Rob Budetti, managing partner of AO, the project’s California-based architect, said engineers plan a core of concrete walls between 4- and 6-feet thick surrounding the elevator shaft, and windows that can stand the force of a tornado without shattering or being sucked away. “It is probably one of the safer places to be," he said.

“I don’t know if you’re going to catch me at the top," quipped Pennington.

Meeting at City Hall, commissioners had already approved zoning for a carwash for tractor tailors by the time they reached the skyscraper project, glamorously dubbed as a SPUD, or Simplified Planned Unit Development.

‘A bit tacky’

After hashing it out for about an hour, they ultimately recommended the city council approve removing the height restrictions for the $1.6 billion four-building project, which also includes a lagoon and boardwalk amid restaurants and entertainment. (Pennington says he hopes the building happens, despite his fear of heights.)

But they put off a decision on large LED-style signs that would be draped above street level on the lower floors of the buildings and other lighting that would crawl up the sides of the tower.

“The flashing lights are a bit tacky for Oklahoma City," complained Cynthia Ciancarelli, a local resident who spoke against the project. “We’re not Vegas, we’re not Times Square."

After long riding the booms and busts of the oil-and-gas industry, Oklahoma City has been thriving and diversifying in recent years.

Leaders in the city of 700,000 pride themselves on using a 1-cent sales tax to fund projects such as a tree-lined canal with tour boats that ferry visitors through the Bricktown entertainment district, sleek streetcars, a minor-league ballpark and a new convention center. These attractions, along with plans for a new arena for the Thunder pro-basketball team and a pro-soccer stadium, bode well for the project, Matteson said.

Still, his ambitious plans fall short for some.

“LMAOOOOO," tweeted Hayden Clarkin, a New York-based transportation consultant who goes by the Transit Guy on social media, after seeing how the building would tower over the vast expanse of the city, with a few much smaller buildings peeking up from downtown.

“If you talk to 1,000 Americans and say, ‘Where do you think the tallest building in America should be?’ I don’t think anyone would pick Oklahoma City," he said.

Economist Jason Barr, whose book “Cities in the Sky" comes out next month, said the proposed tower stretches beyond what he calls the economic height of a building—the height that makes economic sense—and goes well into ego height.

“It would pencil out in New York, it would pencil out in Chicago," he said, “but statistically I can’t see it penciling out in Oklahoma City."

Barr also wonders about the rationale for an observation deck. “I’ve never been to Oklahoma City, but what do you see when you go to the observatory? Prairie or whatever? I can’t imagine that’s something that would draw a lot of people," he said.

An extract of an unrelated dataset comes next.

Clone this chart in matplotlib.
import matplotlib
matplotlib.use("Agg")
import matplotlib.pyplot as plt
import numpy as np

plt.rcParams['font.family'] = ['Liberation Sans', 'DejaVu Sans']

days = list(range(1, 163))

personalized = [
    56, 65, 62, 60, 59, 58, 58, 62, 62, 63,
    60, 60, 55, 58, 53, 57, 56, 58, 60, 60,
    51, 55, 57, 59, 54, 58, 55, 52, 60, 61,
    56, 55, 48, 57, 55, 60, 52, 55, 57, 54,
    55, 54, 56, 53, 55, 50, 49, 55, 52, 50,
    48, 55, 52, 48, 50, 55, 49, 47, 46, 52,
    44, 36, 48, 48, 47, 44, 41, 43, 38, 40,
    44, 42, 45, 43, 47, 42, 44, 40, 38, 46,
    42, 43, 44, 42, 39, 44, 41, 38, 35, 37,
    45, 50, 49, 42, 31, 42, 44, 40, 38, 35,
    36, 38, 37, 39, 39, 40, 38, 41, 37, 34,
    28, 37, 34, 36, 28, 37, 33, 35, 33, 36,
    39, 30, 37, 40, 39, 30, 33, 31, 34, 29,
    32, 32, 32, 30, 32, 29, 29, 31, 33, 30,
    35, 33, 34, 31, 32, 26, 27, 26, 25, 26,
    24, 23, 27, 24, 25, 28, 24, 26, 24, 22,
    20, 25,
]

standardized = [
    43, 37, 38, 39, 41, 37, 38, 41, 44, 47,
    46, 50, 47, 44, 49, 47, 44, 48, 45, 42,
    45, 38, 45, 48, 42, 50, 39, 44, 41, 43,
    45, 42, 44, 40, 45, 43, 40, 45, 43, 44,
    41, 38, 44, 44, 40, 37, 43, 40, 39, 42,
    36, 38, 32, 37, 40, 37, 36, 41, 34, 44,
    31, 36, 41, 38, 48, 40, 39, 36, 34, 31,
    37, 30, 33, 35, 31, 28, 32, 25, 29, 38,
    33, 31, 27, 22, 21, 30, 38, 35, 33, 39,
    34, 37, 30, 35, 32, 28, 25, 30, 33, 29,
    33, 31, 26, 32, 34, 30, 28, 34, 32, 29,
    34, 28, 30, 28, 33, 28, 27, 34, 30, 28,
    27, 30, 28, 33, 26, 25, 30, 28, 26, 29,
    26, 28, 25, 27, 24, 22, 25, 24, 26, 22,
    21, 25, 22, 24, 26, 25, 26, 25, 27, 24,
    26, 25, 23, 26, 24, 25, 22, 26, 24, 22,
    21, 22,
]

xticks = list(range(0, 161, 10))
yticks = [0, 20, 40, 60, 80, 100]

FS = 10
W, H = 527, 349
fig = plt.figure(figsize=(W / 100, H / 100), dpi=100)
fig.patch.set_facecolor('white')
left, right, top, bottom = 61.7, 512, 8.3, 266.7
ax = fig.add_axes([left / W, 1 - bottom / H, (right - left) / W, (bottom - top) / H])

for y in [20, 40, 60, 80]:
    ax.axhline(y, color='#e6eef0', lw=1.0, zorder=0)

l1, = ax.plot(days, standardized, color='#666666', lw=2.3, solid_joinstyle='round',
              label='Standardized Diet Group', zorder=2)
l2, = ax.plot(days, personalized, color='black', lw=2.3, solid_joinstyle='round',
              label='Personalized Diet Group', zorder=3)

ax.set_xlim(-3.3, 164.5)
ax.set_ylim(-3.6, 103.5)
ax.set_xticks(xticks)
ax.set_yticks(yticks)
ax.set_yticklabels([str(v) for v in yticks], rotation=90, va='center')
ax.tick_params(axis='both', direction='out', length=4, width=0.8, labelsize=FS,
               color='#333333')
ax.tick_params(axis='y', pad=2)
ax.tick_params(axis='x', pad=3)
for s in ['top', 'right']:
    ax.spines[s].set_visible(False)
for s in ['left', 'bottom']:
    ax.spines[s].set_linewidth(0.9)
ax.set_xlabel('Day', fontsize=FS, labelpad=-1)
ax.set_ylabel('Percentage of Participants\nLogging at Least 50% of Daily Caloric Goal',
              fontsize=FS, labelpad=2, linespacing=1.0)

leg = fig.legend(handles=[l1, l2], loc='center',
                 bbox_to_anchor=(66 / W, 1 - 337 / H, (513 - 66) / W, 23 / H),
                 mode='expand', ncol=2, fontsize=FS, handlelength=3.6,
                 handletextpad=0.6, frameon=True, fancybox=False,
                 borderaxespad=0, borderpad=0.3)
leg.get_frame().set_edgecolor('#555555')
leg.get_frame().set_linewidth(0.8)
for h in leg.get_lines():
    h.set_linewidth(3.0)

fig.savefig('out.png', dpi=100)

Internet memes have placed a U-Haul truck atop the tower, like the one currently atop the 6-story U-Haul facility next door.

Aubrey Wilkinson, manager of U-Haul Moving and Storage of Bricktown, isn’t a fan of her proposed neighbor. “Nobody knows if it’s going to survive Oklahoma weather, and if that’s the case, I’m probably the first one to go," she said.

When Mike Allen, staff cartoonist for a local online publication NonDoc, learned the building’s height was chosen to honor Oklahoma’s 1907 founding, he had a question: Why stop there?

His cartoon envisions the developer going for 2,800 feet, the number of calories in Oklahoma’s official state meal, which consists of BBQ pork, sausage with biscuits and gravy, chicken-fried steak, fried okra, squash, black-eyed peas, grits, corn, cornbread, pecan pie and strawberries.

“When they first showed the renderings, I just burst out laughing because it just looks so absurd compared to everything else around here," Allen said.

Jamie Vesay and Suzanne Johnson, a couple visiting from Omaha, walked along the Bricktown Canal on a recent day.

“It is the future. See who can build the biggest one," said Vesay, a 61-year-old film-location scout and producer.

Johnson, also 61, who works in the convention business, was less enthusiastic. “The city still has kind of a nice Midwest feel to it, and a supertall building would just be obnoxious. And are we into obnoxious?"